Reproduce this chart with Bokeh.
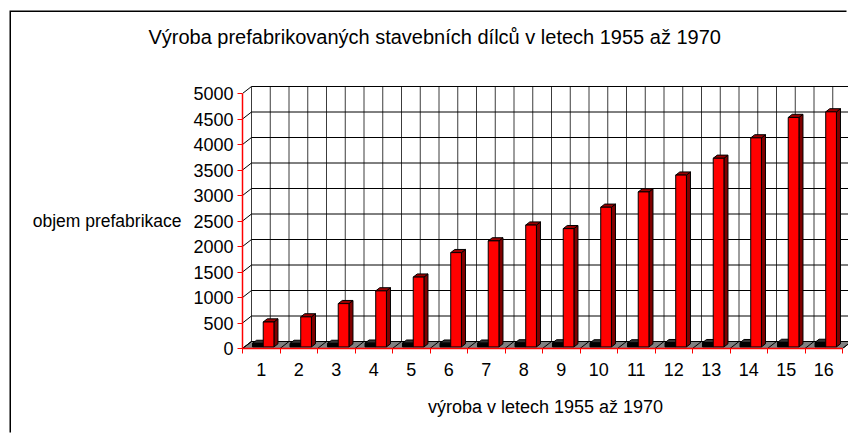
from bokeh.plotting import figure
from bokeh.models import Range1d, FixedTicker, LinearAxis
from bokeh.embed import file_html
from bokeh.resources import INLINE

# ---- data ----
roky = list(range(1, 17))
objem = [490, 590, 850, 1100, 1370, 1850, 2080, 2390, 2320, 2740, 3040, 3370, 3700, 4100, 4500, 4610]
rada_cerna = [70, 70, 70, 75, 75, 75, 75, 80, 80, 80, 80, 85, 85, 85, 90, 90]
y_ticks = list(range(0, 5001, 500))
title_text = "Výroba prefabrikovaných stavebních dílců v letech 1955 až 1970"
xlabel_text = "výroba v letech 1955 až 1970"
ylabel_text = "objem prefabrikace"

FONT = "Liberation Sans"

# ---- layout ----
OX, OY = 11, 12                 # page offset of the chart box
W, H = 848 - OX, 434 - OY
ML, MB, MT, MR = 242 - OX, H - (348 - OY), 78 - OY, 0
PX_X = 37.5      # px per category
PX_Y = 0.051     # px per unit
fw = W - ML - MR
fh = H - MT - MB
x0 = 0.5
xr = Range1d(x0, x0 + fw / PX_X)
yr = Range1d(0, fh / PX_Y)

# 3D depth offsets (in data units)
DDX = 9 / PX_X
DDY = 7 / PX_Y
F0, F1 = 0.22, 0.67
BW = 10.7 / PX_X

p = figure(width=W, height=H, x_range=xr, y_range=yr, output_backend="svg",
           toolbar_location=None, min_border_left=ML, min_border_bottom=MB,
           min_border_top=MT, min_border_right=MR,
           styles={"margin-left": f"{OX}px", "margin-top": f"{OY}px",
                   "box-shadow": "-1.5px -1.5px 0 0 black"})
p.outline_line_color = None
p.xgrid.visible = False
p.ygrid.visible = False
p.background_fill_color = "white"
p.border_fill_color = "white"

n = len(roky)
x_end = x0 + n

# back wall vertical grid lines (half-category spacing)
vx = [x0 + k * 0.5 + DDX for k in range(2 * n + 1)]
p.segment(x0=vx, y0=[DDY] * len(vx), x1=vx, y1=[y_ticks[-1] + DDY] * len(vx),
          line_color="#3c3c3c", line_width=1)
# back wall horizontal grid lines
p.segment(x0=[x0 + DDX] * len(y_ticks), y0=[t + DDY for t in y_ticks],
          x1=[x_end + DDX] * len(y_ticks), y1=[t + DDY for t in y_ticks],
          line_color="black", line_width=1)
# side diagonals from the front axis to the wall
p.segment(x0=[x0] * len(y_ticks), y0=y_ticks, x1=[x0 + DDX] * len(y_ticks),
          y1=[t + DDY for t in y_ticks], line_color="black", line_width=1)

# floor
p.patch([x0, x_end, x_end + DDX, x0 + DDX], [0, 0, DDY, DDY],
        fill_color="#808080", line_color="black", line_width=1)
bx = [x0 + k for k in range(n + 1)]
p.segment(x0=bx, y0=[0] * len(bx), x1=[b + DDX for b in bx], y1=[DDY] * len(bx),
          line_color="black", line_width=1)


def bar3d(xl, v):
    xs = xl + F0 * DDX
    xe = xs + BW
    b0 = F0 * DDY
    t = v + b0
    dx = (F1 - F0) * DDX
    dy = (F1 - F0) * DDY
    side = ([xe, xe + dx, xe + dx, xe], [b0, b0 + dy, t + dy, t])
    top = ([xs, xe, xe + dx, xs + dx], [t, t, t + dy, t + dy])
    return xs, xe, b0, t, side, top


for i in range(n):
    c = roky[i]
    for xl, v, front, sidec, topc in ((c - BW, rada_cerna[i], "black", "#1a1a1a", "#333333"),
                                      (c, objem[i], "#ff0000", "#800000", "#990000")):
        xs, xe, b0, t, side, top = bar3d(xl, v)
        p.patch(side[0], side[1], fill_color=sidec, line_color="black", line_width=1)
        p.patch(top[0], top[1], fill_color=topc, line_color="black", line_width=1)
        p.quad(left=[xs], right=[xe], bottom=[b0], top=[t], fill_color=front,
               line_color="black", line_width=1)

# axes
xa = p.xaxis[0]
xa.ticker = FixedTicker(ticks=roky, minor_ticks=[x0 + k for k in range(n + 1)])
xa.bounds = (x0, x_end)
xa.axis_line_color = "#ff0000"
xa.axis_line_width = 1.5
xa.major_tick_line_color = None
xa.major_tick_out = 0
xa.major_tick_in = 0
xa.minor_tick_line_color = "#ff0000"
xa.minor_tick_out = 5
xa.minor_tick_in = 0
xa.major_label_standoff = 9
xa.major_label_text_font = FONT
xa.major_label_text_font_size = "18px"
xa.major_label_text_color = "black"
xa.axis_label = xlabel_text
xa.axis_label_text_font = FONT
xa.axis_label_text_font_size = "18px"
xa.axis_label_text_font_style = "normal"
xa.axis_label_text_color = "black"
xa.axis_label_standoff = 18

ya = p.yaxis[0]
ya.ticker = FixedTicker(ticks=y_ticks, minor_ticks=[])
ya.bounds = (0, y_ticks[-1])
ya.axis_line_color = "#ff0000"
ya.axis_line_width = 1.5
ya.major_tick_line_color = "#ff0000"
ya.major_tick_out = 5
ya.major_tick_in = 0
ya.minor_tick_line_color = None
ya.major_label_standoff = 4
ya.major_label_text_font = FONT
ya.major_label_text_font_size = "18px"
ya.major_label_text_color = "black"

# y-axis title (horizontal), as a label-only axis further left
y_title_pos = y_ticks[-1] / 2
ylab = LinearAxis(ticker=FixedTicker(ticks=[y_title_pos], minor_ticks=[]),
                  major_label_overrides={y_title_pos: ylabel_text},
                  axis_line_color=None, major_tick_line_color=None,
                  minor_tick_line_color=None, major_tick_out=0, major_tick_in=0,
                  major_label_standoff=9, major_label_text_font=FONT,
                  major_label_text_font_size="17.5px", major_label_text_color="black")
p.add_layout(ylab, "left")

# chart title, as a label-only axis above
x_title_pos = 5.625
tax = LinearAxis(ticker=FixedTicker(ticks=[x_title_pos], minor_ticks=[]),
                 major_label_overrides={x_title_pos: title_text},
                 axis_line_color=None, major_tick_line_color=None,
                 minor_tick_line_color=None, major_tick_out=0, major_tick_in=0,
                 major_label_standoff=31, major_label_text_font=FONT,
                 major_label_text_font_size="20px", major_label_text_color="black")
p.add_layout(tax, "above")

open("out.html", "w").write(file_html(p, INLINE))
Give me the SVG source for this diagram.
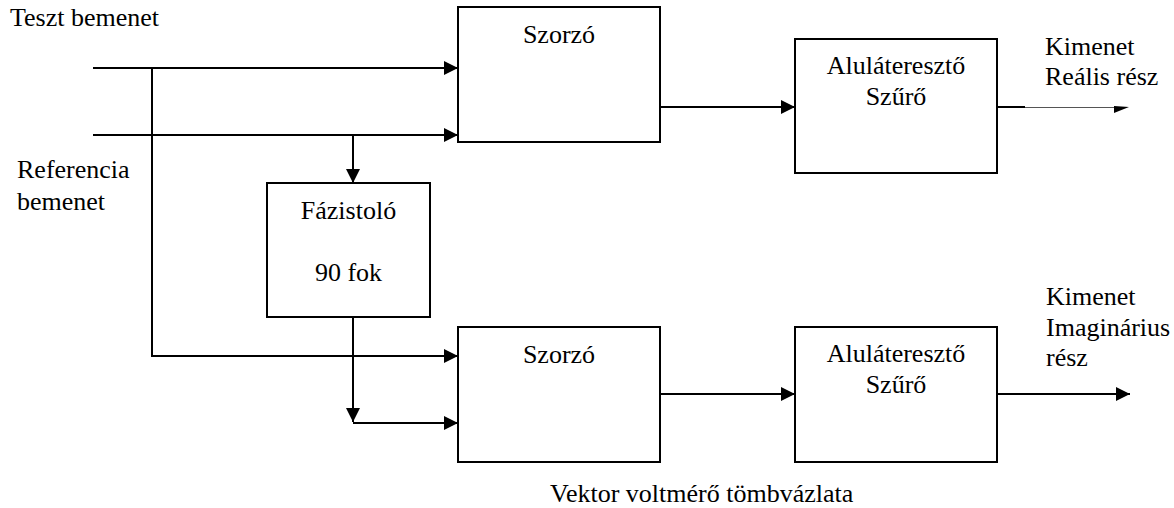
_ _ _ _
**Goal**:
Restate the data word for word from its first line through the line with "from bokeh.resources import INLINE", leaving out any picture along the way.

**Written response**:
Reproduce this chart with Bokeh.
from bokeh.plotting import figure
from bokeh.models import Range1d, FixedTicker, LinearAxis
from bokeh.embed import file_html
from bokeh.resources import INLINE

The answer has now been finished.